This Is Such A Blast!

A fresh crater in the Arabia Terra region of Mars photographed by the Mars Global Surveyor. The impact occurred sometime between December 8, 2003 and November 26, 2005. The dark rings and rays around the crater were created by the expanding shock wave of the impact. The long rays and dark spots are secondary impacts when material from the crust was thrown outward from the explosion. Credit: NASA/JPL/MSSS

This is such a neat image. So many of the craters we see in photos are on the order of several billion years old that it comes as an unexpected surprise to stumble upon a fresh one. This impact on Mars is only 75 feet across – about as big as your front yard – and shows beautiful wispy tendrils of dark debris extending from the blast zone. The Mars Global Surveyor mission found 20 new, small impact craters during its continuous monitoring of the planet between May 1999 and March 2006.  Click the link and take a look at them when you have time.

I find parallels between Earth and alien worlds fascinating. Mars gets an occasional smack by a meteorite just like Earth does. Many that hit our planet land in the ocean and leave no impression, but since Mars lacks surface water,  just about any worthy impact leaves its mark for the remote eye of a spacecraft to see.

Before and after photos of the Arabia crater impact. The left photo was taken in December 2003; the circle is the area where the impact had yet to occur. The right image is from November 2005 after the new crater had formed. The crater appears white rather than dark because it was photographed in infrared (heat) light. Credit: NASA/JPL/Malin Space Science Systems

No other planet draws like Mars. There are currently three orbiting probes studying and photographing Mars’ surface and weather every day. Down on the ground, the Opportunity Rover is halfway along its 11.8 mile journey from Victoria Crater to Endeavor Crater.
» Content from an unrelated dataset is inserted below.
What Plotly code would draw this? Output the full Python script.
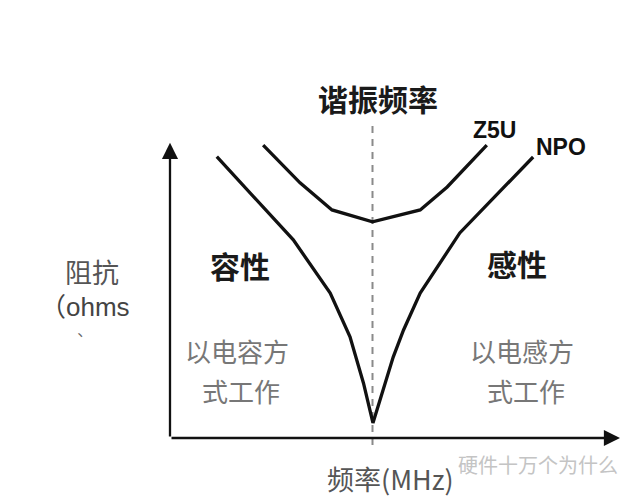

Come next January, Opportunity will have been operational for seven years – that’s six years and nine months longer than planned. No one’s heard from the Spirit Rover since March 22. It got mired in sand in 2009 and has been nearly stationery since. The robot is currently in hibernation mode during the long Martian winter and hasn’t responded to commands from Earth. If mission controllers don’t hear from it by next March, that’ll probably spell the end of its mission.

Engineers working in a clean room at NASA's Jet Propulsion Laboratory, installed six new wheels on the Curiosity rover, and rotated all six wheels at once on July 9, 2010. Credit: NASA/JPL-Caltech

The next generation “super rover” Curiosity will be launched in the fall of 2011. At 9 feet, it’s twice as long as Spirit and Opportunity and loaded with instruments to assess whether Mars ever had an environment capable of supporting microbial life and conditions that may have preserved clues about its existence. Multiple cameras, a laser for zapping rocks, an instrument to search for organic compounds and a nifty nuclear battery to keep everything running year round. This baby is deluxe! I don’t know about you, but I can’t get enough of Mars.